I want to know, how can one ensure a large amont of denaturing occurs and a lot of water pours out during the freezing stage? I mean do you have to ensure the chickens are well hydrated in the first place, do you simply just slow freeze, can you freeze-brine-freeze-brine etc in order to get the desired result.

How can one bring out a lof of water when freezing?

Thanks

EDIT:

Thanks for this answer. Can you please comment on a few things:

  1. I want a lot of water to come out since this suggest to me a lot of denaturation has occured. Since it is the ice crystals that do the damage, is it correct to assume that if there is more water present in the first place then the better the damage will be? In this case is there anyways i can increase the original amount of water that is present e.g. do you have to feed the chicken a lot of water or is there anything else you have to do?

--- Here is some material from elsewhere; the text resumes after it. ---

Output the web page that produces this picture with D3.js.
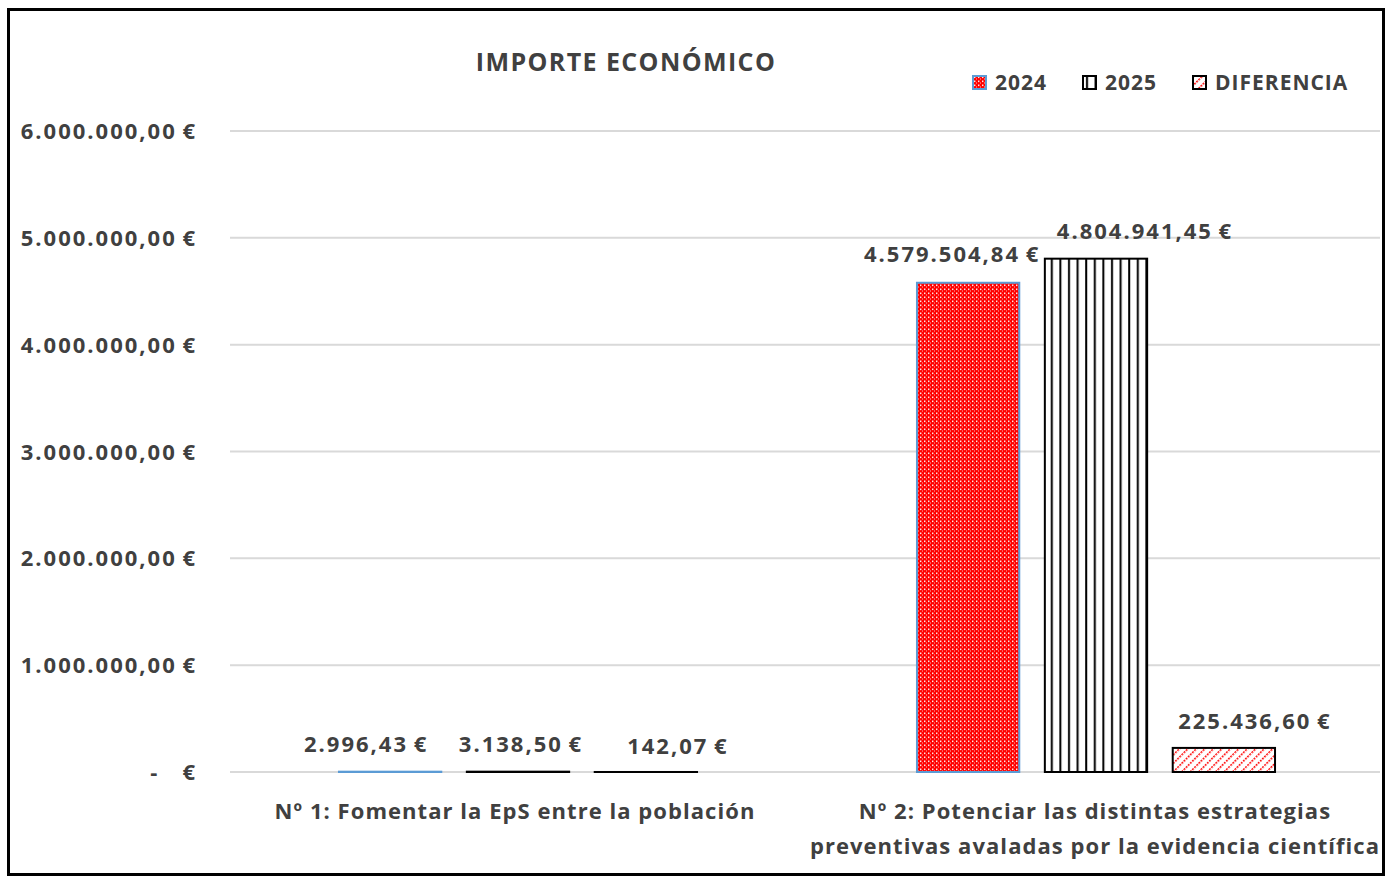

  2. You say if the chicken is left unpacked then it will dry out(water will come out due to denaturation?) however you also say to put it in a bag. Is it better to just leave the chicken in the freezer without a bag or to use a bag? You have also mentioned not to use a bag, am i correct in assuming you mean do not use air tight bags or bags with less air? Again would more denaturation occur just leaving the chicken naked over using an air filled bag?

  3. Is it correct to say that once the chicken freezes then it is frozen and no more damage/denaturation will occur? If my freezer says it will freeze in 24hours, will using the bag as you have mentioned still causes freezing to occur over many days despite what the fridge manual says? If yes and if i check the chicken will i see more and more water over these days.

  4. Does the denaturation I am talking about cause the pores in the chicken to enlarge and if cooking a soup, does this cause more water/marinade to move into the chicken?

Many thanks



Best Answer

A freezer is a very dry place and uncovered meat will eventually have all of its moisture pulled out of it. This is called freezer burn.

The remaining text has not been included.